My friend Tim Sackett, who is a pretty good recruiter himself, hit the nail on the head about job seekers who get put through interview hell way back in 2013. Yes, this has been a big problem for at least 10 years, and Tim explained it like this:

“I had a client recently that was undecided about a candidate after the 4th round interview. They were thinking that maybe a fifth round would make the difference. I told them that it wouldn’t. In fact, it was a mistake to allow them to get to four.

Do you know what the fourth round interview says about your process?

It says that your process is broken. No one needs four rounds of interviews to decide if a candidate is the right candidate for your organization.

A fifth round, or any number higher, is just adding insult to injury.”

THIS LEADS TO A QUESTION: why do candidates get put through four or five rounds of interviews and STILL get passed over for the job?

Two reasons seem to stand out:

  1. The most common reason is that the company ended up promoting someone who already works there. As hard as that is to hear, it usually reflects positively on a company, and even candidates who have been put through 4-5 interviews usually understand that
  2. The other and more maddening reason is that is that the hiring manager just didn’t really know what he or she wanted in a new hire prior to the interview stage. Sho Dewan, who talks about this a lot on  TikTok, told the Daily Dot that “while they’re going through interviews, (hiring managers) realize, ‘Oh, you know what? We’re actually looking for this kind of candidate instead.

One view on how many is too many

That second reason is more frustrating to job candidates because it makes them wonder, “How could they even recruit and interview candidates if they really didn’t know what they wanted?”

IT’S A GOOD QUESTION, and sometimes it reflect the incompetence in an organization’s hiring process. Yes, they should have figured out what they wanted before they started. I’ve worked in more than one place where that happened, and it drove me a little crazy because it was counterproductive for everyone involved.

But, I have also been in situations where hiring managers were looking for one kind of person only to have their eyes opened as they went through a few rounds of interviews. Sometimes it takes listening to a number of people talk about the job to figure out that you really want different things out of the position than you were getting from the outgoing employee.

There’s one more wrinkle: the more senior the position, the more interviews you may need to have. As a story on BBC Worklife pointed out, “Interviews for managers and executives are a different story … For these high-level employees … expect to have multiple interviews — everything from first and second interviews to panel interviews — and then significant pre-employment screening.”

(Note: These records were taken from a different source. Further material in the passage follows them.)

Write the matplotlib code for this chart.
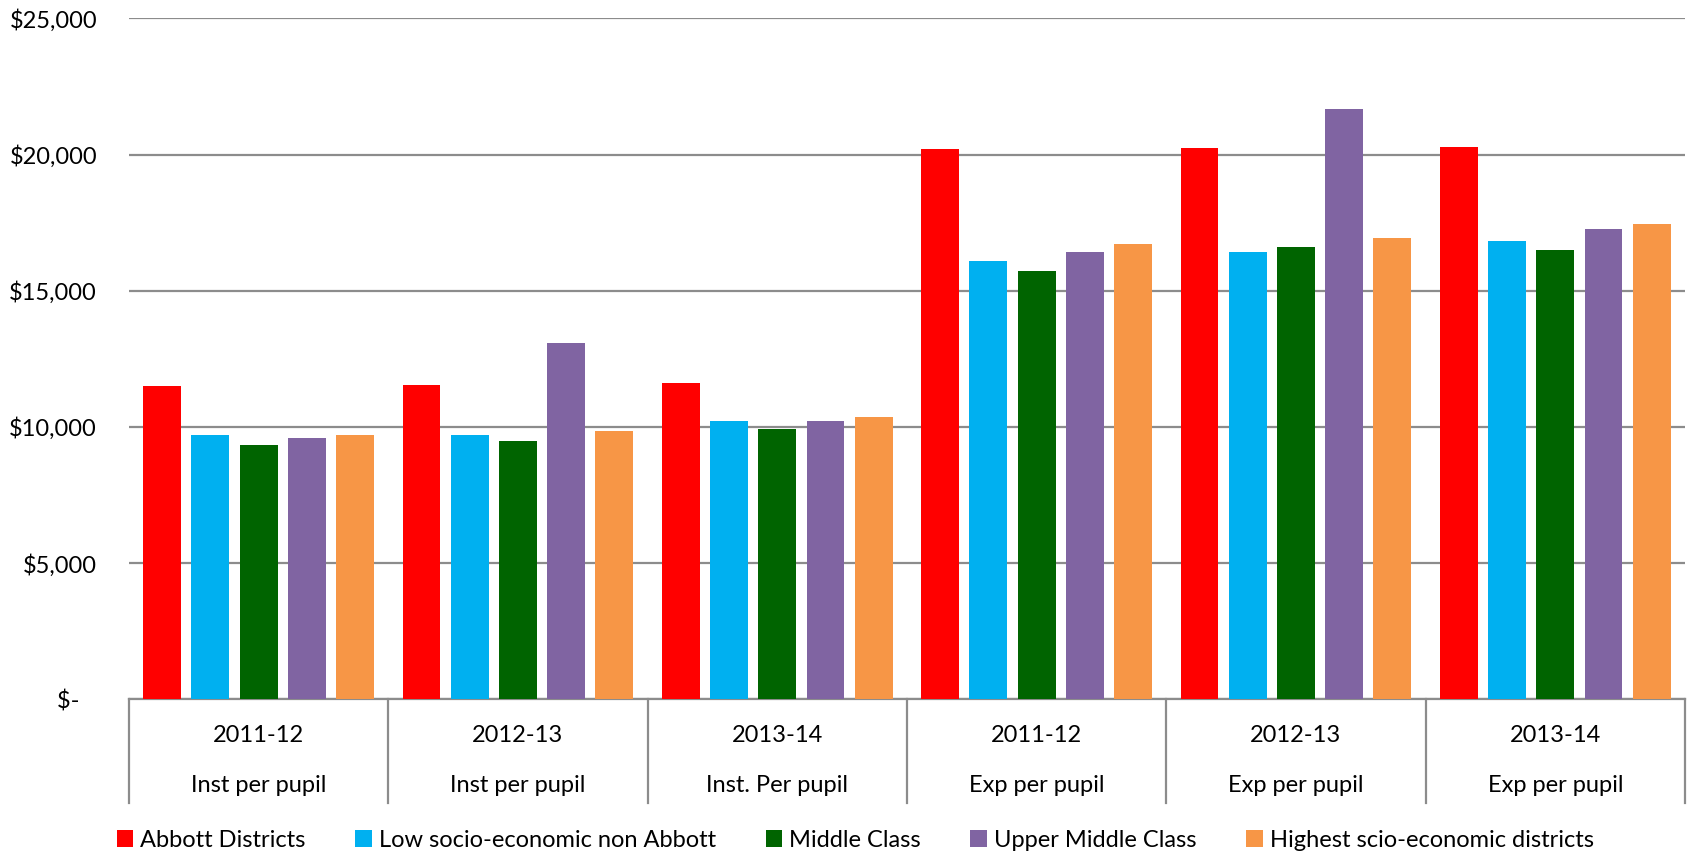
import matplotlib.pyplot as plt
import numpy as np

plt.rcParams['font.family'] = ['Lato', 'DejaVu Sans']

years = ['2011-12', '2012-13', '2013-14', '2011-12', '2012-13', '2013-14']
measures = ['Inst per pupil', 'Inst per pupil', 'Inst. Per pupil',
            'Exp per pupil', 'Exp per pupil', 'Exp per pupil']

series_names = ['Abbott Districts', 'Low socio-economic non Abbott', 'Middle Class',
                'Upper Middle Class', 'Highest scio-economic districts']
abbott = [11518, 11554, 11628, 20220, 20245, 20282]
low_ses = [9719, 9719, 10220, 16096, 16414, 16818]
middle = [9327, 9498, 9939, 15728, 16610, 16512]
upper_middle = [9596, 13093, 10232, 16438, 21677, 17258]
highest = [9719, 9841, 10355, 16707, 16940, 17466]
colors = ['#FF0000', '#00B0F0', '#006400', '#8064A2', '#F79646']

series = [abbott, low_ses, middle, upper_middle, highest]

fig = plt.figure(figsize=(16.9, 8.55), dpi=100)
ax = fig.add_axes([0.0763, 0.1819, 0.9207, 0.7967])

x = np.arange(len(years)) + 0.5
pitch = 0.186
width = 0.146
for j, (vals, name, c) in enumerate(zip(series, series_names, colors)):
    ax.bar(x + (j - 2) * pitch, vals, width, color=c, label=name, zorder=3)

ax.set_xlim(0, len(years))
ax.set_ylim(0, 25000)
ticks = [0, 5000, 10000, 15000, 20000, 25000]
ax.set_yticks(ticks)
ax.set_yticklabels(['$-   '] + [f'${t:,}' for t in ticks[1:]], fontsize=17)
ax.tick_params(axis='y', length=0, pad=23)
ax.set_xticks([])
ax.grid(axis='y', color='#8c8c8c', linewidth=1.6, zorder=0)
for s in ['top', 'right', 'left']:
    ax.spines[s].set_visible(False)
ax.spines['bottom'].set_color('#8c8c8c')
ax.spines['bottom'].set_linewidth(1.6)

# category separators and two-level labels
trans = ax.get_xaxis_transform()
for b in range(len(years) + 1):
    ax.plot([b, b], [0, -0.152], transform=trans, color='#8c8c8c',
            linewidth=1.6, clip_on=False)
for xi, yr, m in zip(x, years, measures):
    ax.text(xi, -0.0536, yr, transform=trans, ha='center', va='center', fontsize=17)
    ax.text(xi, -0.127, m, transform=trans, ha='center', va='center', fontsize=17)

fig.legend(loc='center', bbox_to_anchor=(0.506, 0.0175), ncol=5, frameon=False,
           fontsize=17, handlelength=0.7, handleheight=0.7, handletextpad=0.3,
           columnspacing=2.1)

plt.savefig('out.png', dpi=100)
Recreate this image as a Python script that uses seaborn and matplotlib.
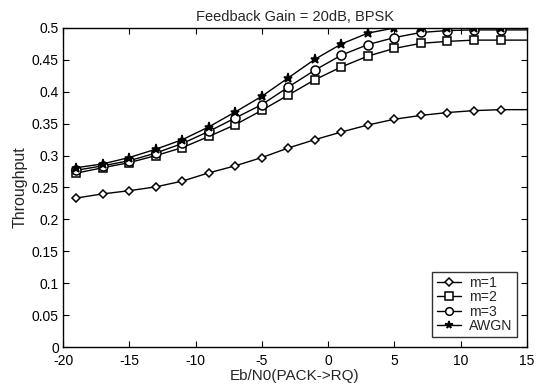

So how many is too many when it comes to job interviews? A career guide on Indeed.com answered the question How many interviews are too many? pretty simply:

“While there’s no objective answer to how many interviews are too many, typically any more than four interviews is too much.”

Yep, just as I thought — Tim Sackett is right.

Giving the job candidate false hope

HERE’S MY TAKE: It’s hard to disagree with Indeed on this. For most positions, three interviews should be plenty. Any more than that is just abusive and usually gives the candidate false hope.

My experience is that organizations don’t learn much more about a job candidate after that third interview. Stringing them out with a fourth or, Lord help us, a fifth interview rarely helps and serves no useful purpose.

I wrote about this here at The Skeptical Guy back in 2017 in a blog post titled The Bad Things That Happen When Companies Take Too Long to HireI quoted Paul McDonald, senior executive director at Robert Half, the staffing ands recruitment company. He put it like this:

“The hiring process provides a window into the overall corporate culture. If people feel their career potential will be stifled by a slow-moving organization, they will take themselves out of the running.”

THAT’S A GOOD THING to remember. No matter how much a long hiring process drives candidates crazy — especially when they’re forced through to sit through too many interviews — it sends a larger message about the organization to every person that job candidate tells their story to.

It’s also why a tongue-in-cheek LinkedIn poll that suggests that job candidates would rather “Lick an entire hotel TV remote” than go through a “5-step interview process” gets 5,000 responses and nearly 300 comments as of this writing.

It doesn’t take a great recruiter like Adam Karpiak or my friend Tim Sackett to point that out, but thank God that they do. Maybe if they do it often enough for long enough, the idiots who treat job candidates like cattle might finally get the message.